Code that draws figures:
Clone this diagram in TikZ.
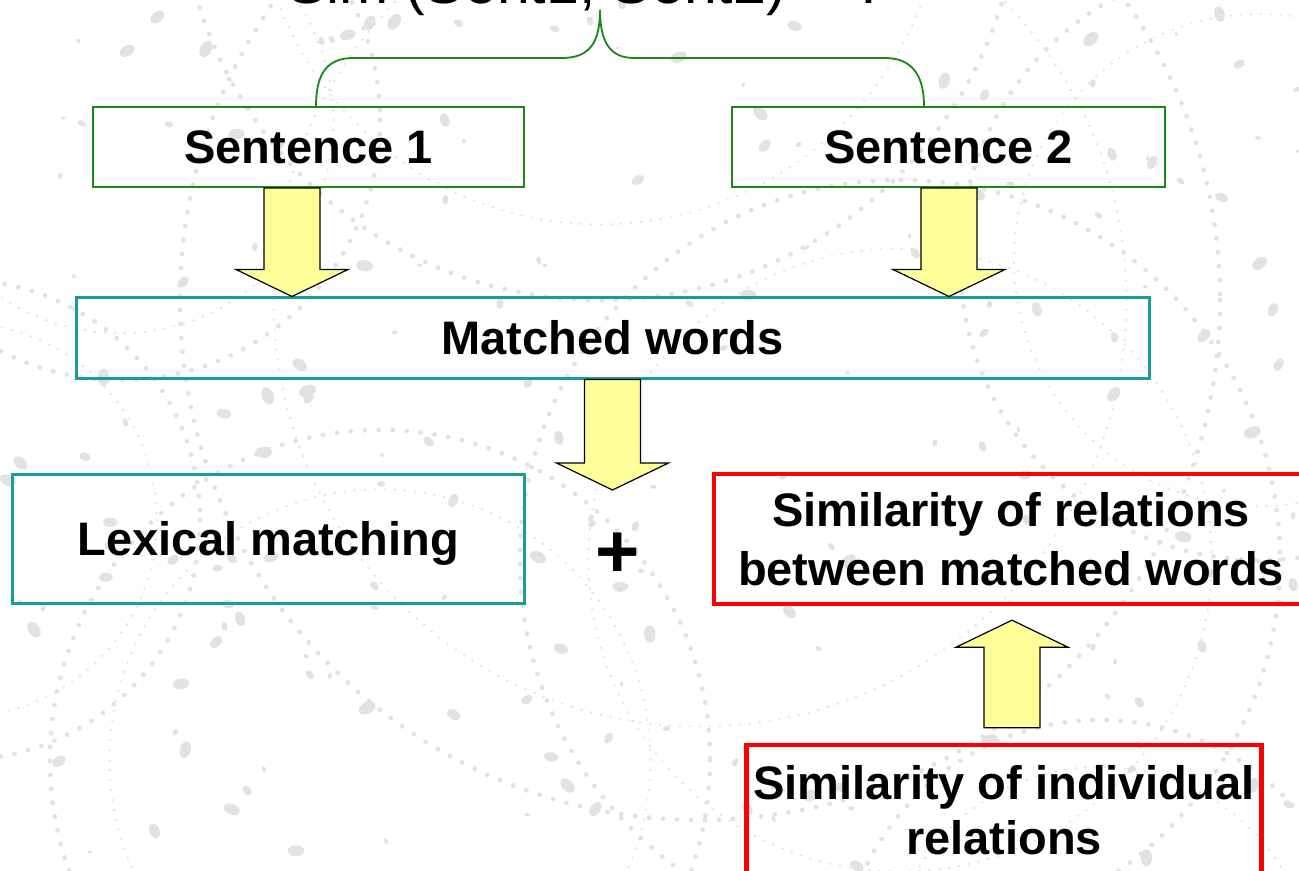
\documentclass[tikz,border=0pt]{standalone}
\usepackage{fontspec}
\setmainfont{Liberation Sans}
\usetikzlibrary{calc}

\definecolor{boxgreen}{RGB}{24,136,24}
\definecolor{boxteal}{RGB}{26,156,152}
\definecolor{boxred}{RGB}{255,0,0}
\definecolor{arrowfill}{RGB}{255,255,153}
\definecolor{speck}{RGB}{226,226,226}

% wide yellow block arrow from a tail point (#1) to a tip point (#2), vertical
\newcommand\blockarrow[2]{%
  \path[blockarr] let \p1=(#1), \p2=(#2), \n1={ifthenelse(\y1>\y2,1,-1)} in
    (\x1-14pt,\y1) -- (\x1-14pt,\y2+\n1*13.5pt) -- (\x1-28pt,\y2+\n1*13.5pt)
    -- (\x1,\y2) -- (\x1+28pt,\y2+\n1*13.5pt) -- (\x1+14pt,\y2+\n1*13.5pt)
    -- (\x1+14pt,\y1) -- cycle;}

\begin{document}
\begin{tikzpicture}[x=0.5pt,y=-0.5pt,
  box/.style={draw, rectangle, inner sep=0pt,
    font=\fontsize{23.5}{28}\selectfont\bfseries},
  onebox/.style={box, text height=16.8pt, text depth=0pt},
  sentbox/.style={onebox, draw=boxgreen, line width=1pt, minimum height=40pt},
  tealbox/.style={onebox, draw=boxteal, line width=1.5pt},
  redbox/.style={box, align=center, draw=boxred, line width=2.2pt},
  blockarr/.style={draw=black, fill=arrowfill, line width=0.6pt, line join=miter},
  brace/.style={draw=boxgreen, line width=0.9pt},
]
\useasboundingbox (0,0) rectangle (1299,871);
\clip (0,0) rectangle (1299,871);
\fill[white] (0,0) rectangle (1299,871);

% faint lace texture in the background
\begin{scope}[speck, line cap=round]
  \foreach \cx/\cy/\r in {120/120/260, 600/-120/420, 1260/260/300, 380/760/330,
                          900/560/380, -40/520/240, 1100/980/260, 700/300/520}{
    \draw[line width=2.4pt, dash pattern=on 0pt off 7pt] (\cx,\cy) circle (\r);
    \draw[line width=1.3pt, dash pattern=on 0pt off 5pt] (\cx,\cy) circle (\r*0.82);
  }
  \pgfmathsetseed{4242}
  \foreach \i in {1,...,190}{
    \pgfmathsetmacro\sx{rnd*1299}
    \pgfmathsetmacro\sy{rnd*871}
    \pgfmathsetmacro\sr{2+rnd*7}
    \pgfmathsetmacro\sa{rnd*180}
    \fill[rotate around={\sa:(\sx,\sy)}] (\sx,\sy) ellipse ({\sr*0.5pt} and {\sr*0.33pt});
  }
\end{scope}

% heading, partly cut by the top edge
\node[anchor=base west, inner sep=0pt, font=\fontsize{29.5}{30}\selectfont]
  (title) at (287,4) {Sim (Sent1, Sent2) = ?};
\coordinate (bt) at (600,10);

% boxes
\node[sentbox, minimum width=215.5pt] (s1) at (308.5,147) {Sentence 1};
\node[sentbox, minimum width=216.5pt] (s2) at (948.5,147) {Sentence 2};
\node[tealbox, minimum width=536.5pt, minimum height=40pt] (mw) at (612.5,338) {Matched words};
\node[tealbox, minimum width=256pt, minimum height=64.5pt] (lex) at (268.5,538.5) {Lexical matching};
\node[font=\fontsize{38}{38}\selectfont\bfseries, inner sep=0pt] (plus) at (618,555) {+};
\node[redbox, minimum width=297pt, minimum height=65pt, font=\fontsize{23.5}{29.5}\selectfont\bfseries]
  (simrel) at (1011,539) {Similarity of relations\\between matched words};
\node[redbox, minimum width=257.5pt, minimum height=65.5pt, font=\fontsize{23.5}{27.5}\selectfont\bfseries]
  (simind) at (1004,810.5) {Similarity of individual\\relations};

% brace joining both sentences to the heading
\draw[brace] (s1.north -| 316,0) .. controls (316,74) and (327,58) .. (353,58)
  -- (562,58) .. controls (590,58) and (600,42) .. (bt);
\draw[brace] (s2.north -| 924,0) .. controls (924,74) and (911,58) .. (885,58)
  -- (634,58) .. controls (610,58) and (600,42) .. (bt);

% block arrows
\coordinate (mwout) at (612.5,490);
\blockarrow{s1.south -| 292,0}{mw.north -| 292,0}
\blockarrow{s2.south -| 949,0}{mw.north -| 949,0}
\blockarrow{mw.south -| 612.5,0}{mwout}
\blockarrow{$(simind.north -| 1012,0)+(0,-15)$}{$(simrel.south -| 1012,0)+(0,14)$}
\end{tikzpicture}
\end{document}
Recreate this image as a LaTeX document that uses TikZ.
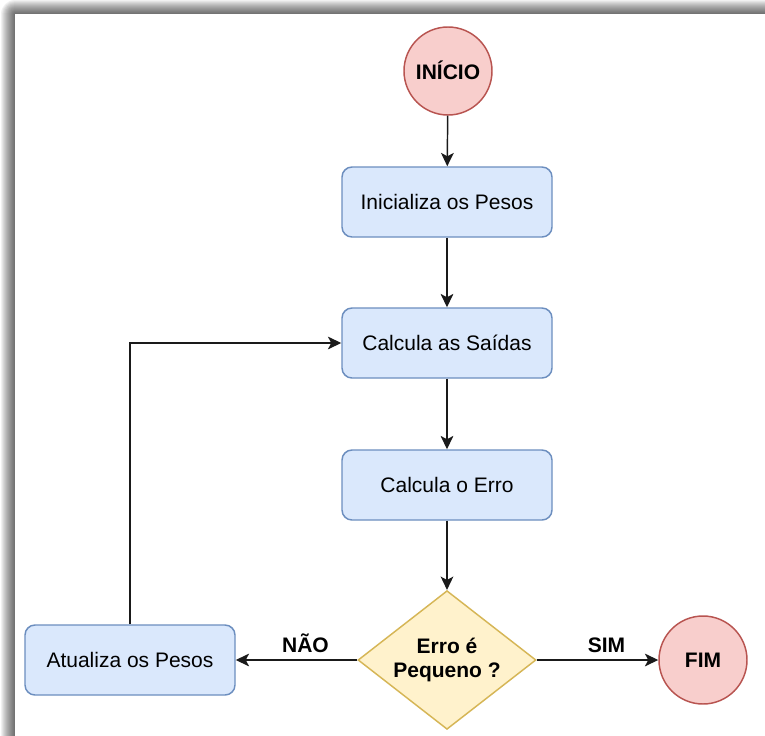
\documentclass[tikz,border=0pt]{standalone}
\usepackage{fontspec}
\setmainfont{Liberation Sans}
\usetikzlibrary{shapes.geometric,arrows.meta}
\definecolor{procfill}{HTML}{DAE8FC}
\definecolor{procline}{HTML}{6C8EBF}
\definecolor{termfill}{HTML}{F8CECC}
\definecolor{termline}{HTML}{B85450}
\definecolor{decfill}{HTML}{FFF2CC}
\definecolor{decline}{HTML}{D6B656}
\definecolor{flowline}{HTML}{1A1A1A}
\newcommand{\chartsize}{\fontsize{15.75pt}{18.5pt}\selectfont}
\tikzset{
  proc/.style={draw=procline, fill=procfill, line width=1.1pt, rounded corners=7.5pt,
    minimum width=157.5pt, minimum height=52.5pt, inner sep=0pt, font=\chartsize},
  term/.style={circle, draw=termline, fill=termfill, line width=1.1pt,
    minimum size=66pt, inner sep=0pt, font=\chartsize\bfseries},
  decision/.style={diamond, draw=decline, fill=decfill, line width=1.1pt,
    minimum width=133.5pt, minimum height=104pt, inner sep=0pt},
  dectext/.style={align=center, font=\chartsize\bfseries, inner sep=0pt},
  flow/.style={draw=flowline, line width=1.1pt, -{Stealth[length=10pt,width=9.5pt,inset=2.5pt]}},
  edgelabel/.style={font=\chartsize\bfseries, inner sep=0pt, above=5pt, xshift=6.75pt}
}
\begin{document}
\begin{tikzpicture}[x=0.75pt, y=-0.75pt]
\useasboundingbox (0,0) rectangle (765,736);
% soft shadow along the top and left edges of the page
\begin{scope}
  \clip (0,0) rectangle (765,736);
  \foreach \k in {1,...,14} {
    \fill[black, opacity=0.055, rounded corners=\k*0.75pt] (15-\k,14-\k) rectangle (800,800);
  }
  \fill[white] (15,14) rectangle (800,800);
\end{scope}

% nodes
\node[term] (start) at (448,71) {\raisebox{1pt}{INÍCIO}};
\node[proc] (init) at (447,202) {Inicializa os Pesos};
\node[proc] (outputs) at (447,343) {Calcula as Saídas};
\node[proc] (error) at (447,485) {Calcula o Erro};
\node[decision] (check) at (447,660) {};
\node[dectext] (checktext) at (check.center) {Erro é\\Pequeno ?};
\node[proc] (update) at (130,660) {Atualiza os Pesos};
\node[term] (stop) at (703,660) {FIM};

% connectors
\draw[flow] (start) -- (init);
\draw[flow] (init) -- (outputs);
\draw[flow] (outputs) -- (error);
\draw[flow] (error) -- (check);
\draw[flow] (check) -- node[edgelabel] {NÃO} (update);
\draw[flow] (check) -- node[edgelabel] {SIM} (stop);
\draw[flow] (update.north) |- (outputs.west);
\end{tikzpicture}
\end{document}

### Problem description
Determine how many lines of the material include the string "this". Output only that count.

### Final result
2